The eAir devices could be made comparatively small — at a few millimeters in size — and this is equivalent to present pressure sensors.
Potential Game-Changing Advancement for Minimally Invasive Surgeries
The real-world applications of this technology are vast. For example, in laparoscopic surgeries where accurate tactile feedback is essential, integrating eAir sensors could result in safer surgical procedures, eventually improving patient prognosis and recovery.
Conducting surgeries with graspers presents its unique challenges. Precise control and accurate perception of the forces applied are critical, but traditional tools can sometimes fall short, making surgeons rely heavily on experience, and even intuition. The introduction of soft and readily integrable eAir sensors, however, could be a game-changer.
Benjamin Tee, Associate Professor, Department of Materials Science and Engineering, National University of Singapore
Leng stated, “When surgeons perform minimally-invasive surgery such as laparoscopic or robotic surgery, we can control the jaws of the graspers, but we are unable to feel what the end-effectors are grasping.”
“Hence, surgeons have to rely on our sense of sight and years of experience to make a judgement call about critical information that our sense of touch could otherwise provide,” explained Dr Kaan Hung Leng, Consultant, Department of General Surgery at the National University Hospital, Ng Teng Fong General Hospital and NUS Yong Loo Lin School of Medicine.
Dr Kaan, who is not involved in the research project, elaborated, “The haptic or tactile feedback provided by smart pressure sensors has the potential to revolutionize the field of minimally-invasive surgery. For example, information about whether a tissue that is being grasped is hard, firm or soft provides an additional and important source of information to aid surgeons in making prudent decisions during a surgery. Ultimately, these intra-operative benefits have the potential to translate into improved surgical and patient outcomes.”

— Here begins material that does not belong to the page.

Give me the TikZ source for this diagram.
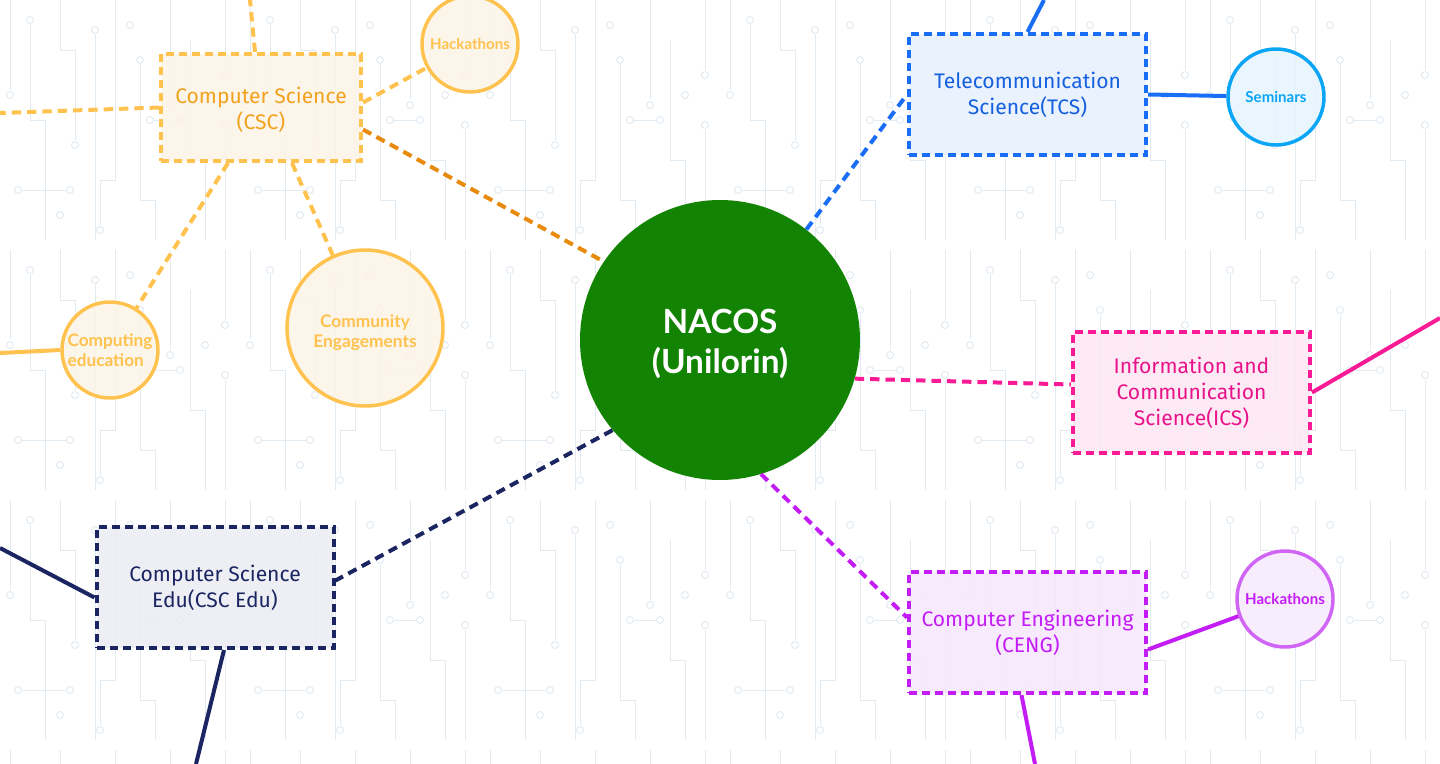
\documentclass[tikz,border=0pt]{standalone}
\usepackage{fontspec}
\setmainfont{Fira Sans}
\newfontfamily\boxfont{Fira Sans}
\newfontfamily\latofont{Lato}
\usetikzlibrary{calc}
\definecolor{nacosG}{HTML}{138303}
\definecolor{cscB}{HTML}{FFC24E}
\definecolor{cscF}{HTML}{FCF4E6}
\definecolor{cscT}{HTML}{F2A21E}
\definecolor{cscD}{HTML}{E88A0C}
\definecolor{tcsB}{HTML}{1A6EF5}
\definecolor{tcsF}{HTML}{E8F1FD}
\definecolor{tcsT}{HTML}{1560E0}
\definecolor{semB}{HTML}{0BA5F5}
\definecolor{semF}{HTML}{E8F5FD}
\definecolor{icsB}{HTML}{FA1A96}
\definecolor{icsF}{HTML}{FDE8F3}
\definecolor{icsT}{HTML}{E8128A}
\definecolor{eduB}{HTML}{1B2562}
\definecolor{eduF}{HTML}{ECEDF3}
\definecolor{cenB}{HTML}{C41CF5}
\definecolor{cenF}{HTML}{F6E8FD}
\definecolor{hk2B}{HTML}{D065F5}
\definecolor{hk2F}{HTML}{F7EBFD}
\definecolor{trace}{HTML}{E3EBF2}
\begin{document}
\begin{tikzpicture}[x=0.75pt,y=-0.75pt,
  deptbox/.style={rectangle, line width=3pt, dash pattern=on 6pt off 3.75pt,
    minimum width=177.75pt, minimum height=90.75pt, inner sep=0pt,
    fill opacity=0.88, text opacity=1,
    align=center, font=\boxfont\fontsize{15.8}{19.5}\selectfont},
  topic/.style={circle, line width=2.6pt, inner sep=0pt, minimum size=72pt,
    fill opacity=0.88, text opacity=1,
    align=center, font=\latofont\bfseries\fontsize{11.3}{15}\selectfont},
  link/.style={line width=3pt, dash pattern=on 7pt off 4.5pt},
  solidlink/.style={line width=3pt},
  tr/.style={draw=trace, line width=0.75pt},
  pad/.style={draw=trace, line width=0.75pt, fill=white}]
\useasboundingbox (0,0) rectangle (1440,764);
\fill[white] (0,0) rectangle (1440,764);

% faint circuit background
\begin{scope}
\clip (0,0) rectangle (1440,764);
\foreach \tx in {0,240,...,1200} {
  \foreach \ty in {0,250,500,750} {
    \begin{scope}[shift={(\tx,\ty)}]
      \draw[tr] (10,0) -- (10,90);
      \draw[pad] (10,95) circle (3.5);
      \draw[tr] (30,25) -- (30,120) -- (45,120) -- (45,240);
      \draw[pad] (30,20) circle (3.5);
      \draw[tr] (60,0) -- (60,50) -- (75,50) -- (75,140);
      \draw[pad] (75,145) circle (3.5);
      \draw[tr] (95,35) -- (95,240);
      \draw[pad] (95,30) circle (3.5);
      \draw[tr] (115,0) -- (115,180) -- (100,180) -- (100,225);
      \draw[pad] (100,230) circle (3.5);
      \draw[tr] (140,65) -- (140,200) -- (155,200) -- (155,240);
      \draw[pad] (140,60) circle (3.5);
      \draw[tr] (170,0) -- (170,100);
      \draw[pad] (170,105) circle (3.5);
      \draw[tr] (190,40) -- (190,160) -- (205,160) -- (205,240);
      \draw[tr] (225,0) -- (225,70);
      \draw[pad] (225,75) circle (3.5);
      \draw[tr] (225,130) -- (225,240);
      \draw[pad] (225,125) circle (3.5);
      \draw[tr] (18,190) -- (70,190);
      \draw[pad] (18,190) circle (3.5);
      \draw[pad] (70,190) circle (3.5);
      \draw[tr] (150,120) -- (180,120);
      \draw[pad] (150,120) circle (3.5);
      \draw[pad] (180,120) circle (3.5);
      \draw[pad] (60,215) circle (3.5);
      \draw[pad] (130,25) circle (3.5);
      \draw[pad] (205,95) circle (3.5);
    \end{scope}
  }
}
\end{scope}

% central node
\node[circle, fill=nacosG, minimum size=210pt, inner sep=0pt, text=white,
  align=center, font=\latofont\bfseries\fontsize{25}{30}\selectfont] (nacos) at (720,340) {\rule{0pt}{24pt}NACOS\\(Unilorin)};

% departments
\node[deptbox, draw=cscB, fill=cscF, text=cscT, minimum width=150pt, minimum height=80.25pt] (csc) at (261,107.5) {\rule{0pt}{16pt}Computer Science\\(CSC)};
\node[deptbox, draw=tcsB, fill=tcsF, text=tcsT] (tcs) at (1027.5,94.5) {Telecommunication\\Science(TCS)};
\node[deptbox, draw=icsB, fill=icsF, text=icsT] (ics) at (1191.5,392.5) {Information and\\Communication\\Science(ICS)};
\node[deptbox, draw=eduB, fill=eduF, text=eduB] (edu) at (215,587.5) {Computer Science\\Edu(CSC Edu)};
\node[deptbox, draw=cenB, fill=cenF, text=cenB] (ceng) at (1027.5,632.5) {Computer Engineering\\(CENG)};

% topics
\node[topic, draw=cscB, fill=cscF, text=cscB] (hack1) at (470,44) {Hackathons};
\node[topic, draw=cscB, fill=cscF, text=cscB, minimum size=117pt,
  font=\latofont\bfseries\fontsize{13}{15}\selectfont] (comm) at (365,328) {\rule{0pt}{17pt}Community\\Engagements};
\node[topic, draw=cscB, fill=cscF, text=cscB, align=left,
  font=\latofont\bfseries\fontsize{12.9}{15}\selectfont] (compedu) at (110,350) {Computing\\education};
\node[topic, draw=semB, fill=semF, text=semB] (sem) at (1276,97) {Seminars};
\node[topic, draw=hk2B, fill=hk2F, text=cenB] (hack2) at (1285,599) {Hackathons};

% free ends
\coordinate (cscL) at (0,113);
\coordinate (cscU) at (250,0);
\coordinate (ceL) at (0,353);
\coordinate (tcsU) at (1044,0);
\coordinate (icsR) at (1440,318);
\coordinate (eduL) at (0,548);
\coordinate (eduD) at (196,764);
\coordinate (cenD) at (1035,764);

% CSC connectors
\draw[link, draw=cscD] ($(csc.east)+(0,22)$) -- (nacos.146);
\draw[link, draw=cscB] (csc.west) -- (cscL);
\draw[link, draw=cscB] ($(csc.north)+(-6,0)$) -- (cscU);
\draw[link, draw=cscB] ($(csc.east)+(0,-5)$) -- (hack1);
\draw[link, draw=cscB] ($(csc.south)+(-33,0)$) -- (compedu);
\draw[link, draw=cscB] ($(csc.south)+(31,0)$) -- (comm);
\draw[solidlink, draw=cscB] (compedu.west) -- (ceL);

% TCS connectors
\draw[link, draw=tcsB] (nacos.52) -- (tcs.west);
\draw[solidlink, draw=tcsB] (tcs.north) -- (tcsU);
\draw[solidlink, draw=tcsB] (tcs.east) -- (sem);

% ICS connectors
\draw[link, draw=icsB] (nacos.-16) -- ($(ics.west)+(0,-8)$);
\draw[solidlink, draw=icsB] (ics.east) -- (icsR);

% CSC Edu connectors
\draw[link, draw=eduB] (nacos.220) -- ($(edu.east)+(0,-7)$);
\draw[solidlink, draw=eduB] ($(edu.west)+(0,10)$) -- (eduL);
\draw[solidlink, draw=eduB] ($(edu.south)+(9,0)$) -- (eduD);

% CENG connectors
\draw[link, draw=cenB] (nacos.-73) -- ($(ceng.west)+(0,-15)$);
\draw[solidlink, draw=cenB] ($(ceng.east)+(0,17)$) -- (hack2);
\draw[solidlink, draw=cenB] ($(ceng.south)+(-6,0)$) -- (cenD);
\end{tikzpicture}
\end{document}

eAir also presents a chance to enhance the process of monitoring intracranial pressure — the pressure inside the skull that has the potential to impact brain health. In the same way, by providing a minimally invasive solution, the technology could convert patient experiences in the management of brain-related conditions, that vary from severe headaches to possible brain damage.
Unfolding the Future of Smart Sensing
The NUS group is laying the groundwork for partnerships with key players in the medical field. They have also filed a patent for the eAir sensor technology in Singapore, and aim to interpret the technology for real-world applications.
We want to further refine the eAir sensor to enhance its performance by exploring various new materials and microstructural designs.
Benjamin Tee, Associate Professor, Department of Materials Science and Engineering, National University of Singapore
The team envisions the eAir technology being weaved into a diverse tapestry of applications for liquid environments.
Journal Reference:
Cheng, W., et al. (2023) Frictionless multiphasic interface for near-ideal aero-elastic pressure sensing. Nature Materials. doi.org/10.1038/s41563-023-01628-8.